Labour minister Chris Ngige threatens striking resident doctors with no work no pay

HEALTH minister Dr Chris Ngige has threatened Nigerian doctors who are currently embarking on industrial action to protest the fact that they are owed salary arrears and Covid-19 hazard payments with no pay unless they return to work immediately.

 

On Thursday April 1, Nigeria's National Association of Resident Doctors (Nard) began an indefinite strike nationwide following the expiration of a 60-day ultimatum to the federal government to pay their members salary arrears and Covid-19 hazard allowances. Faced with a hectic workload as a result of the coronavirus pandemic, medical house officers across Nigeria have had a very tough year and as a result have asked to be well remunerated for their heavy workload.

 

They had asked that the government clear their backlog of salary arrears as well as pay them an agreed Covid-19 hazard allowance as is the practice everywhere else worldwide. Nard and the federal government agreed a meagre N5,000 hazard allowance but even this has not been paid, so following an extraordinary national executive council meeting in Abuja, the union decided it had no option but to call for industrial action.

 

Responding to their industrial action, Dr Ngige has threatened to invoke the no work, no pay rule during an recent interview on Channels Television. By Nigerian law, while workers unions are on strike, their members are still entitled to their full salaries.

 

Dr Ngige said: “By Tuesday, I will invite them back but if they become recalcitrant, there are things I can do. There are weapons in the labour laws I will invoke them. There is no work, no pay.”

 

Although the government has threatened striking workers with the no work no pay rule in the past, it was rarely implemented and when done, was often reversed after the strike was called off or suspended.
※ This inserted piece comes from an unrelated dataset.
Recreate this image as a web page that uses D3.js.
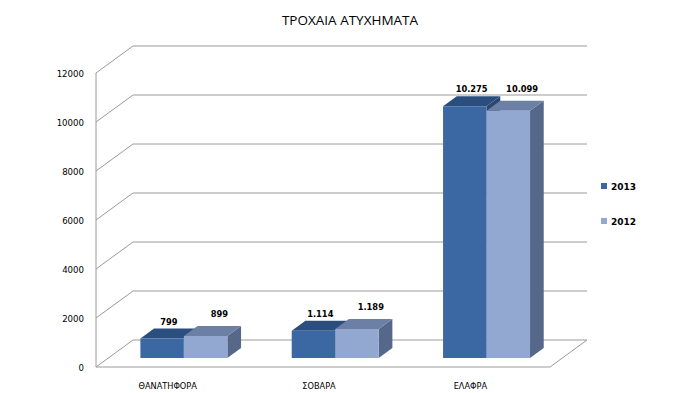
<!DOCTYPE html>
<html>
<head>
<meta charset="utf-8">
<script src="https://cdn.jsdelivr.net/npm/d3@7"></script>
<style>
  body { margin: 0; background: #fff; }
  svg { display: block; }
</style>
</head>
<body>
<svg id="chart" width="700" height="393"></svg>
<script>
// data
const categories = ["ΘΑΝΑΤΗΦΟΡΑ", "ΣΟΒΑΡΑ", "ΕΛΑΦΡΑ"];
const series = ["2013", "2012"];
const values2013 = [799, 1114, 10275];
const values2012 = [899, 1189, 10099];
const yTicks = [0, 2000, 4000, 6000, 8000, 10000, 12000];

const svg = d3.select("#chart");

// oblique 3d: full depth of the box shifts by DX, DY
const DX = 37, DY = -27;
// bars sit between these depth fractions
const z0 = 0.33, z1 = 0.70;

const x = d3.scaleBand().domain(categories).range([96, 550]).padding(0);
const x1 = d3.scaleBand().domain(series).range([0, x.bandwidth()]).paddingInner(0).paddingOuter(0.74);
const y = d3.scaleLinear().domain([0, 12000]).range([367, 73]);

const proj = (px, v, z) => [px + z * DX, y(v) + z * DY];

const palette = {
  "2013": { front: "#3b67a3", top: "#2a4e7e", side: "#2b4670" },
  "2012": { front: "#93a8d0", top: "#6c7fa4", side: "#566889" }
};

// title
svg.append("text")
  .attr("x", 350).attr("y", 25)
  .attr("text-anchor", "middle")
  .style("font-family", "Open Sans, sans-serif")
  .style("font-size", "13.5px")
  .style("font-weight", "500")
  .text("ΤΡΟΧΑΙΑ ΑΤΥΧΗΜΑΤΑ");

// walls and grid
const grid = svg.append("g")
  .attr("stroke", "#9a9a9a")
  .attr("stroke-width", 1)
  .attr("fill", "none");

yTicks.forEach(t => {
  const a = proj(96, t, 0), b = proj(96, t, 1), c = proj(550, t, 1);
  grid.append("polyline").attr("points", [a, b, c].join(" "));
});
// left axis line
grid.append("line")
  .attr("x1", 96).attr("x2", 96)
  .attr("y1", y(12000)).attr("y2", y(0));
// floor front edge
grid.append("polyline")
  .attr("points", [proj(96, 0, 0), proj(550, 0, 0), proj(550, 0, 1)].join(" "));

// y labels
svg.append("g")
  .selectAll("text")
  .data(yTicks)
  .join("text")
  .attr("x", 84)
  .attr("y", d => y(d) + 3.5)
  .attr("text-anchor", "end")
  .style("font-family", "DejaVu Sans, sans-serif")
  .style("font-size", "8.6px")
  .text(d => d);

// bars
const bars = [];
categories.forEach((c, i) => {
  bars.push({ cat: c, s: "2013", v: values2013[i] });
  bars.push({ cat: c, s: "2012", v: values2012[i] });
});

const fmt = d3.formatLocale({ decimal: ",", thousands: ".", grouping: [3], currency: ["", "€"] }).format(",d");

const barG = svg.append("g");
bars.forEach(d => {
  const xl = x(d.cat) + x1(d.s);
  const xr = xl + x1.bandwidth();
  const col = palette[d.s];
  const g = barG.append("g");
  // side
  g.append("polygon")
    .attr("points", [proj(xr, d.v, z0), proj(xr, 0, z0), proj(xr, 0, z1), proj(xr, d.v, z1)].join(" "))
    .attr("fill", col.side);
  // top
  g.append("polygon")
    .attr("points", [proj(xl, d.v, z0), proj(xr, d.v, z0), proj(xr, d.v, z1), proj(xl, d.v, z1)].join(" "))
    .attr("fill", col.top);
  // front
  g.append("polygon")
    .attr("points", [proj(xl, d.v, z0), proj(xr, d.v, z0), proj(xr, 0, z0), proj(xl, 0, z0)].join(" "))
    .attr("fill", col.front);
});

// value labels
bars.forEach(d => {
  const xl = x(d.cat) + x1(d.s);
  const mid = proj(xl + x1.bandwidth() / 2, d.v, (z0 + z1) / 2);
  const back = proj(xl, d.v, z1);
  svg.append("text")
    .attr("x", mid[0] + (d.s === "2012" ? 7 : 0))
    .attr("y", back[1] - (d.s === "2012" ? 9 : 4))
    .attr("text-anchor", "middle")
    .style("font-family", "DejaVu Sans, sans-serif")
    .style("font-size", "8.3px")
    .style("font-weight", "bold")
    .text(fmt(d.v));
});

// x labels
svg.append("g")
  .selectAll("text")
  .data(categories)
  .join("text")
  .attr("x", d => x(d) + x.bandwidth() / 2 - 4)
  .attr("y", 389)
  .attr("text-anchor", "middle")
  .style("font-family", "DejaVu Sans, sans-serif")
  .style("font-size", "8.2px")
  .text(d => d);

// legend
const legend = svg.append("g")
  .selectAll("g")
  .data(series)
  .join("g")
  .attr("transform", (d, i) => `translate(601, ${186 + i * 35})`);
legend.append("rect")
  .attr("x", 0).attr("y", -3)
  .attr("width", 6).attr("height", 6)
  .attr("fill", d => palette[d].front);
legend.append("text")
  .attr("x", 10).attr("y", 3.5)
  .style("font-family", "DejaVu Sans, sans-serif")
  .style("font-size", "9px")
  .style("font-weight", "bold")
  .text(d => d);
</script>
</body>
</html>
While decrying the meagre N5,000 allowance paid to its members, Nard also noted that since the Covid-19 pandemic began in 2020, it has lost 17 doctors, whose families and loved ones were yet to benefit from the Death in Service Insurance Scheme.

 

To make matters worse, President Muhammadu Buhari is currently receiving private medical treatment abroad in the UK. His presence in London has caused widespread anger across Nigeria, with diasporans protesting outside Abuja House, the official residence of the high commissioner.